Records provided –
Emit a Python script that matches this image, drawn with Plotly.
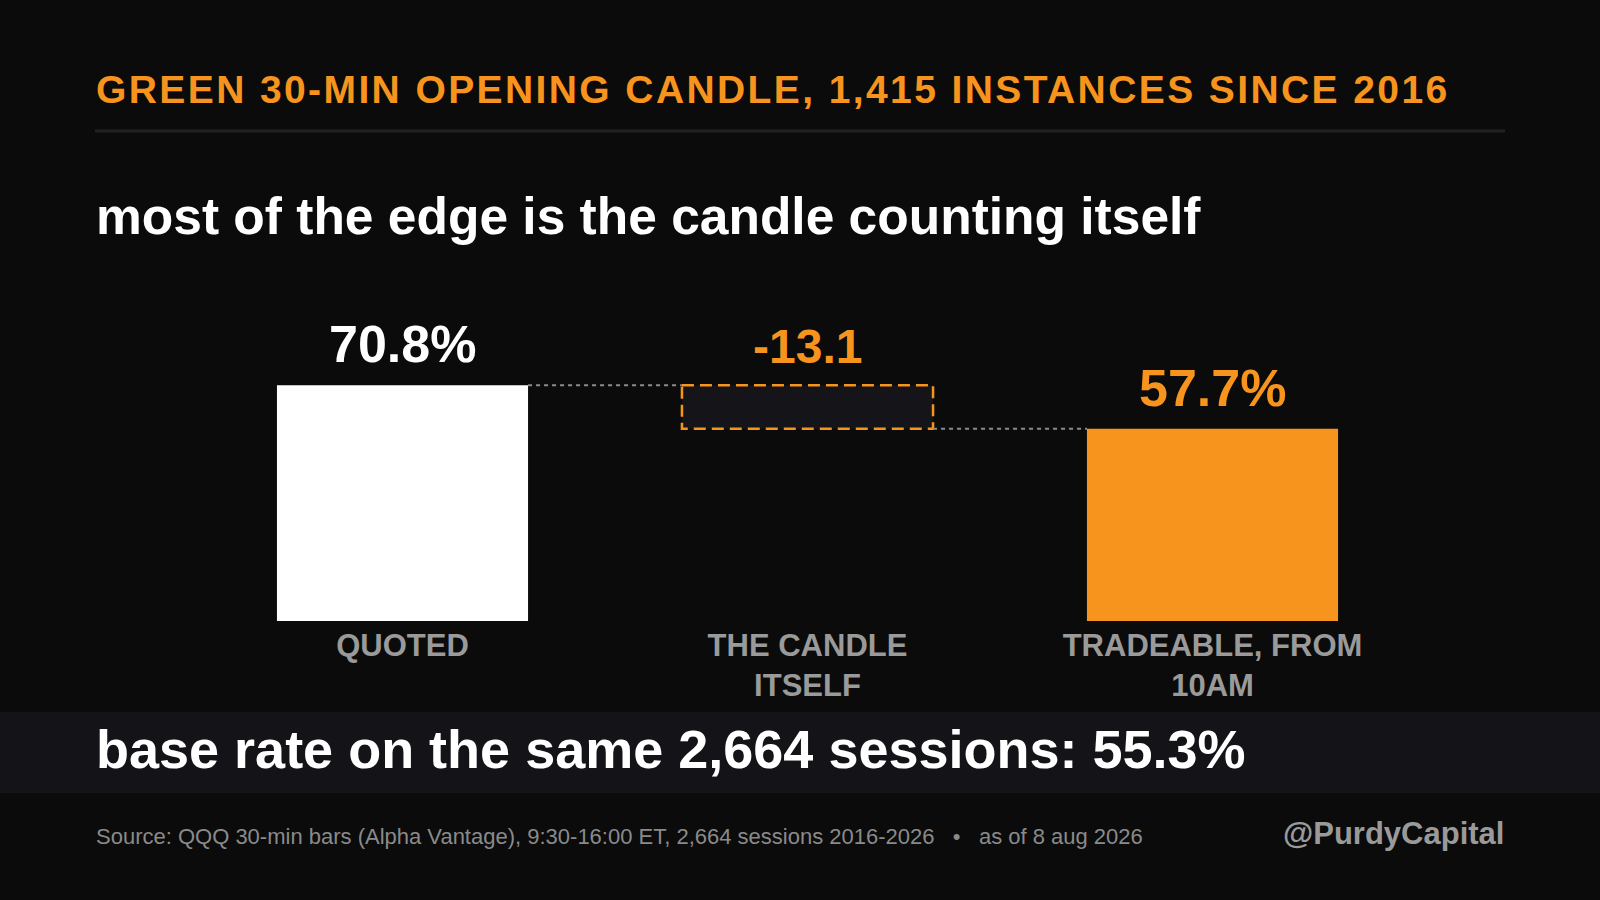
import plotly.graph_objects as go

# chart data
CATEGORIES = ["QUOTED", "THE CANDLE<br>ITSELF", "TRADEABLE, FROM<br>10AM"]
QUOTED = 70.8
CANDLE = -13.1
TRADEABLE = 57.7
VALUE_LABELS = ["70.8%", "-13.1", "57.7%"]

TITLE = "GREEN 30-MIN OPENING CANDLE, 1,415 INSTANCES SINCE 2016"
SUBTITLE = "most of the edge is the candle counting itself"
BASE_RATE = "base rate on the same 2,664 sessions: 55.3%"
SOURCE = ("Source: QQQ 30-min bars (Alpha Vantage), 9:30-16:00 ET, 2,664 sessions 2016-2026"
          "&nbsp;&nbsp;&nbsp;•&nbsp;&nbsp;&nbsp;as of 8 aug 2026")
HANDLE = "@PurdyCapital"

BG = "#0b0b0b"
BAND = "#131318"
ORANGE = "#f7941d"
GREY = "#9a9a9a"
FONT = "Liberation Sans, Arial, sans-serif"

# plot area in pixels (1600x900 canvas)
W, H = 1600, 900
PL, PR, PT, PB = 200, 185, 288, 279
PW = W - PL - PR
PH = H - PT - PB
BAR_W = 0.62


def px_x(px):
    return (px - PL) / PW


def px_y(py):
    return (H - PB - py) / PH


top = QUOTED
bottom = QUOTED + CANDLE
half = BAR_W / 2

fig = go.Figure()

# start / end bars
fig.add_trace(go.Bar(
    x=[0, 2], y=[QUOTED, TRADEABLE], width=BAR_W,
    marker=dict(color=["#ffffff", ORANGE], line=dict(width=0)),
    hoverinfo="skip",
))

# the step itself, dashed box
fig.add_trace(go.Scatter(
    x=[1 - half, 1 + half, 1 + half, 1 - half, 1 - half],
    y=[top, top, bottom, bottom, top],
    mode="lines", fill="toself", fillcolor="#141419",
    line=dict(color=ORANGE, width=2.5, dash="12px,6px"),
    hoverinfo="skip",
))

# dotted connectors
fig.add_trace(go.Scatter(
    x=[0 + half, 1 - half, None, 1 + half, 2 - half],
    y=[top, top, None, bottom, bottom],
    mode="lines", line=dict(color="#8c8c8c", width=2, dash="4px,4px"),
    hoverinfo="skip",
))

annotations = []
tops = [QUOTED, top, TRADEABLE]
colors = ["#ffffff", ORANGE, ORANGE]
sizes = [52, 48, 52]
for i in range(3):
    annotations.append(dict(
        x=i, y=tops[i], xref="x", yref="y", text=VALUE_LABELS[i],
        showarrow=False, yanchor="bottom", yshift=10,
        font=dict(family=FONT, size=sizes[i], color=colors[i], weight="bold"),
    ))

annotations += [
    dict(x=px_x(94), y=px_y(89), xref="paper", yref="paper",
         text='<span style="letter-spacing:2.4px">' + TITLE + '</span>',
         showarrow=False, xanchor="left", yanchor="middle",
         font=dict(family=FONT, size=39, color=ORANGE, weight="bold")),
    dict(x=px_x(94), y=px_y(216), xref="paper", yref="paper", text=SUBTITLE,
         showarrow=False, xanchor="left", yanchor="middle",
         font=dict(family=FONT, size=51.5, color="#ffffff", weight="bold")),
    dict(x=px_x(94), y=px_y(749), xref="paper", yref="paper", text=BASE_RATE,
         showarrow=False, xanchor="left", yanchor="middle",
         font=dict(family=FONT, size=54, color="#ffffff", weight="bold")),
    dict(x=px_x(94), y=px_y(836), xref="paper", yref="paper", text=SOURCE,
         showarrow=False, xanchor="left", yanchor="middle",
         font=dict(family=FONT, size=22, color="#8a8a8a")),
    dict(x=px_x(1506), y=px_y(833), xref="paper", yref="paper", text=HANDLE,
         showarrow=False, xanchor="right", yanchor="middle",
         font=dict(family=FONT, size=31, color=GREY, weight="bold")),
]

shapes = [
    dict(type="rect", xref="paper", yref="paper",
         x0=px_x(0), x1=px_x(W), y0=px_y(793), y1=px_y(712),
         fillcolor=BAND, line=dict(width=0), layer="below"),
    dict(type="line", xref="paper", yref="paper",
         x0=px_x(95), x1=px_x(1505), y0=px_y(131), y1=px_y(131),
         line=dict(color="#222226", width=3)),
]

fig.update_layout(
    width=W, height=H,
    paper_bgcolor=BG, plot_bgcolor=BG,
    margin=dict(l=PL, r=PR, t=PT, b=PB, pad=0),
    showlegend=False,
    annotations=annotations,
    shapes=shapes,
    xaxis=dict(
        range=[-0.5, 2.5], tickvals=[0, 1, 2], ticktext=CATEGORIES,
        showgrid=False, zeroline=False, showline=False, ticks="",
        ticklabelstandoff=3,
        tickfont=dict(family=FONT, size=31, color=GREY, weight="bold"),
        fixedrange=True,
    ),
    yaxis=dict(
        range=[0, 100], visible=False, showgrid=False, zeroline=False,
        fixedrange=True,
    ),
)

fig.write_html(
    "out.html",
    config={"displayModeBar": False},
    post_script="document.body.style.margin='0';document.body.style.background='#0b0b0b';",
)
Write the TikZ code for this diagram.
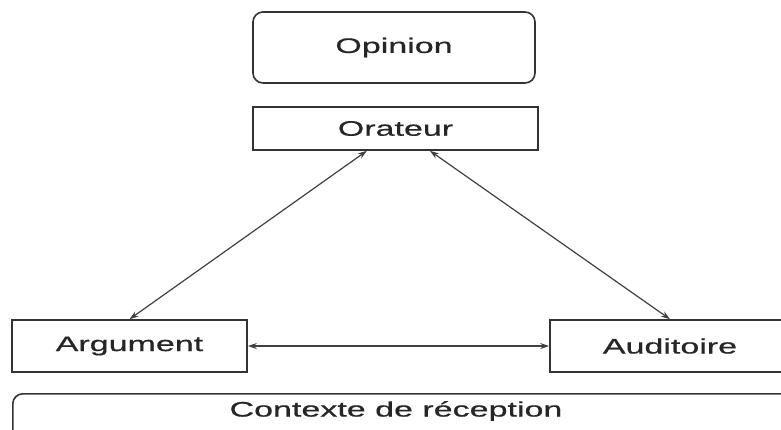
\documentclass[tikz,border=0pt]{standalone}
\usepackage{fontspec}
\setmainfont[FakeStretch=1.62,FakeBold=0.6]{Liberation Sans}
\usetikzlibrary{arrows.meta,calc}
\begin{document}
\begin{tikzpicture}[x=1pt,y=-1pt,
  box/.style={draw=black!80,line width=1.6pt,inner sep=0pt,font=\fontsize{21}{24}\selectfont,text=black!85},
  rbox/.style={box,rounded corners=10pt},
  link/.style={draw=black!75,line width=1.2pt,{Stealth[length=9pt,width=6pt]}-{Stealth[length=9pt,width=6pt]}}]
\useasboundingbox (0,0) rectangle (781,429);
\node[rbox,minimum width=282pt,minimum height=71pt] (opinion) at (394,47.5) {Opinion};
\node[box,minimum width=285pt,minimum height=43pt] (orateur) at (395.5,128.5) {Orateur};
\node[box,minimum width=235pt,minimum height=52pt] (argument) at (129.5,346) {Argument};
\node[box,minimum width=240pt,minimum height=52pt] (auditoire) at (670,346) {Auditoire};
\node[rbox,anchor=north west,minimum width=800pt,minimum height=80pt] (ctx) at (12,393) {};
\node[font=\fontsize{21}{24}\selectfont,text=black!85,inner sep=0pt] (ctxt) at (396,411) {Contexte de réception};
\draw[link] ($(orateur.south west)!0.40!(orateur.south east)$) -- (argument.north);
\draw[link] ($(orateur.south west)!0.62!(orateur.south east)$) -- (auditoire.north);
\draw[link] (argument.east) -- (auditoire.west);
\end{tikzpicture}
\end{document}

Exercise goal – Word for word, give again the lines from the first entry to the line with "import plotly.graph_objects as go", inclusive. Exclude the pictures.

Response –
Emit a Python script that matches this image, drawn with Plotly.
import plotly.graph_objects as go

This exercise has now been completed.